In Oriola’s mill, there were a few sacks of rice that had not been milled. According to him, many years ago, a rice mill in Igbemo was usually filled to the rafters.

“At that time, being a rice miller alone paid well because there was so much to do. But not anymore,” he said.

Unfortunately, the situation is the same in many parts of Ekiti State, where the most exciting activities for youths participation are political parties. However, for many of them who cannot find work in the local government secretariats, Indian hemp cultivation provides an easy way out.

Dying cultivation of rice in the face of massive consumption

The irony of the dying cultivation of rice in Igbemo-Ekiti is the fact that it remains the highest consumed food in Nigeria. The country is also the second highest importer of rice globally after China.

Statistics from the Nigerian Ports Authorities show that N1.7tn (about $5.4bn) worth of rice was imported by Nigeria over the last 10 years. This is apart from the huge quantity smuggled through the land borders.

Recently, the Minister of Agriculture and Rural Development, Audu Ogbeh, confirmed that Nigeria imports $6m worth of rice daily.

Despite the heavy importation of rice, the supply gap is still huge.

According to the Agriculture Promotion Policy (2016-2020) of the Federal Ministry of Agriculture and Rural Development, supply of rice in the country currently stands at 2.3 million tonnes, while demand is 6.3 million tonnes.

Nigeria currently plans to ban importation of rice outright by 2017 to drive up local production.

Unfortunately, the huge revenue that should have accrued to local rice producers such as those at Igbemo-Ekiti is going into importation because of their lack of capacity.

In recognition of the huge potential for revenue generation in rice cultivation, some states such as Lagos and Kebbi are teaming up for large scale production of what they have labelled ‘Lake Rice’, which will hit the market in a few weeks.

In October, the Anambra State Government said it had reached the target of 210,000 tonnes in its rice production.

Even individuals such as entrepreneur, 35-year-old Rotimi Williams, are cashing in on the huge potential in rice cultivation.

Williams currently owns the second largest rice farm in the country, a 45,000-hectare farm in Nasarawa providing jobs for 600 locals.

His investment further demonstrates the job opportunities which are lost in former rice hubs like Ekiti State as a result of the decline in rice cultivation.

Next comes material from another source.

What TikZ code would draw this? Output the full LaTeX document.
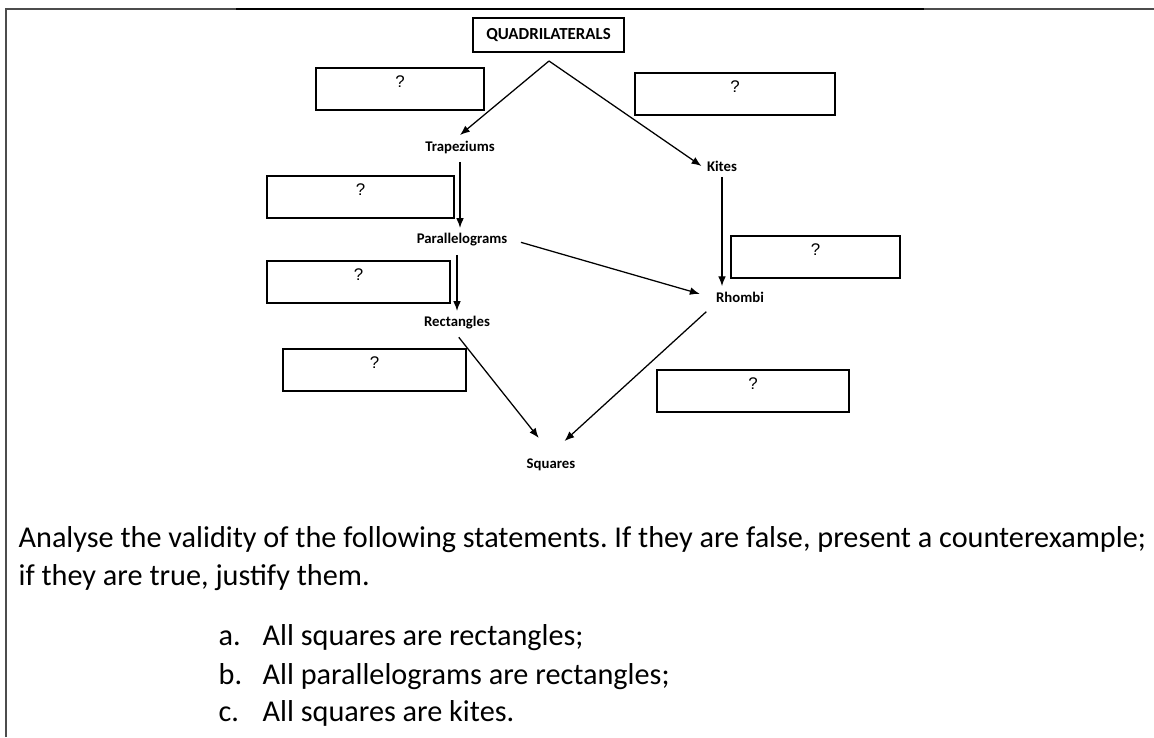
\documentclass[tikz,border=0pt]{standalone}
\usepackage{fontspec}
\setmainfont{Carlito}
\newfontfamily\boxfont{Liberation Sans}
\usetikzlibrary{arrows.meta}
\frenchspacing
\begin{document}
\begin{tikzpicture}[x=0.025cm, y=-0.025cm, >={Latex[length=7pt,width=5.5pt]}, line width=0.9pt,
  qbox/.style={draw, line width=1.1pt, minimum height=1.05cm, inner sep=0pt},
  qmark/.style={anchor=center, yshift=-0.37cm, font=\boxfont\fontsize{12}{14}\selectfont},
  qlabel/.style={font=\bfseries\fontsize{10.5}{12}\selectfont, inner sep=1pt, outer sep=3pt},
  statement/.style={anchor=base west, inner sep=0pt, font=\fontsize{21.5}{25}\selectfont}]

\useasboundingbox (0,0) rectangle (1154,737);

\draw [line width=1.4pt, black!70] (6,737) -- (6,9) -- (1154,9);
\draw [line width=1.8pt] (236,9) -- (924,9);

\node (quad) [draw, line width=1.1pt, minimum width=3.775cm, minimum height=0.85cm, font=\bfseries\fontsize{12}{14}\selectfont] at (548.5,35) {QUADRILATERALS};
\coordinate (apex) at (549,61);

\node (trap) [qlabel] at (460,147) {Trapeziums};
\node (kite) [qlabel] at (722,166) {Kites};
\node (para) [qlabel] at (462,240) {Parallelograms};
\node (rhom) [qlabel] at (740,297) {Rhombi};
\node (rect) [qlabel] at (457,323) {Rectangles};
\node (squa) [qlabel] at (551,465) {Squares};

\node (q1) [qbox, minimum width=4.2cm, label={[qmark]north:?}] at (400,89) {};
\node (q2) [qbox, minimum width=5cm, label={[qmark]north:?}] at (735,94) {};
\node (q3) [qbox, minimum width=4.675cm, label={[qmark]north:?}] at (360.5,197) {};
\node (q4) [qbox, minimum width=4.575cm, label={[qmark]north:?}] at (358.5,282) {};
\node (q5) [qbox, minimum width=4.575cm, label={[qmark]north:?}] at (374.5,370) {};
\node (q6) [qbox, minimum width=4.225cm, label={[qmark]north:?}] at (815.5,257) {};
\node (q7) [qbox, minimum width=4.8cm, label={[qmark]north:?}] at (753,391) {};

\draw [->] (apex) -- (trap.north);
\draw [->] (apex) -- (kite.west);
\draw [->, shorten <=2pt] (trap.south) -- (trap.south |- para.north);
\draw [->, shorten <=2pt] (rect.north |- para.south) -- (rect.north);
\draw [->] (kite.south) -- (kite.south |- rhom.north);
\draw [->, shorten <=6pt, shorten >=8pt] (para.east) -- (rhom.west);
\draw [->, shorten <=2pt, shorten >=14pt] (rect.south) -- (squa.north);
\draw [->, shorten <=4pt, shorten >=13pt] (rhom.south west) -- (squa.north);

\node (line1) [statement] at (18,547) {Analyse the validity of the following statements. If they are false, present a counterexample;};
\node (line2) [statement] at (18,585) {if they are true, justify them.};
\node (mka) [statement] at (218,645) {a.};
\node (ita) [statement] at (262,645) {All squares are rectangles;};
\node (mkb) [statement] at (218,684) {b.};
\node (itb) [statement] at (262,684) {All parallelograms are rectangles;};
\node (mkc) [statement] at (218,721) {c.};
\node (itc) [statement] at (262,721) {All squares are kites.};

\end{tikzpicture}
\end{document}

For the traditional ruler of Igbemo-Ekiti, Oba Adewunmi Daramola, the efforts to resuscitate agriculture and most especially, rice cultivation in the area, had been more talk than action.

The  Onigbemo of Igbemo said, “The government even came here few years ago and acquired land for large-scale rice cultivation but that was the last we heard of it. The plan then was that they would allocate the land to farmers who would cultivate it with government support.

“Most of the government efforts have been only on paper. We have the land and the rice grown here have been attested to be of a better quality. The farmers are ready but the problem is lack of mechanisation. It is unfortunate that politicians would rather distribute rice to the people rather than assist them to cultivate by themselves simply because they want people to continue to be dependent on them.”

Experts speak on way forward

The Nigerian Export Promotion Council had said Nigeria needs to scale up cocoa production in order to surpass Ivory Coast and Ghana in production. Ivory Coast produced about 1.3 million metric tonnes, while Ghana produced about 700,000 metric tonnes in 2015 compared with Nigeria’s 235,000.

But the Chief Operating Officer, Centre for Cocoa Development Initiative, Mr. Robo Adhuze, told our correspondent that this is not a miracle that can be “spoken” into existence.

He said nothing substantial could be achieved in the sector until the country puts in place a cocoa policy.

Adhuze said, “Issues concerning value chain development in the cocoa industry have been topics of discussion since 1964. They are still the same challenges facing the production of cocoa in 2016. Unfortunately, there is no policy for the cocoa industry in the country. The first step is to have a policy document that all stakeholders can sign on to.

“Past administrations like that of former President Olusegun Obasanjo made attempts to develop such policy but there have been no follow-up. If we have a cocoa policy, every other thing would fall in place. Today, there is no single entity in Nigeria that is solely in charge of cocoa and oversee its affairs whether in the private or public sector.”

Chairman of the Ondo State Agricultural Commodities Association, Mr. Akin Olotu, said large amounts of agricultural products like cocoa waste away in farm settlements in the state simply because there are no roads to bring them to the prospective markets.

“The government’s annual ritual of making grand pronouncements about the development of agriculture in the country has to stop. Government must open rural roads, think about renewable energy for the farm steads and train farmers and build their capacity,” he said.

The Chairman of NDLEA, Col. Muhammad Abdallah (retd.), explained that a concerted effort is needed to stop cannabis cultivation while farmers should be encouraged to cultivate food and economic crops.

He said the country risks devastating food crisis if the trend of cannabis cultivation is not addressed in the country.

“Stakeholders must strategise on how to increase food production and prevent criminal organisations from diverting arable farmland for cannabis cultivation. A situation where food and cash crops are paving way for cannabis plant portend danger and deserve urgent attention,” Abdallah said.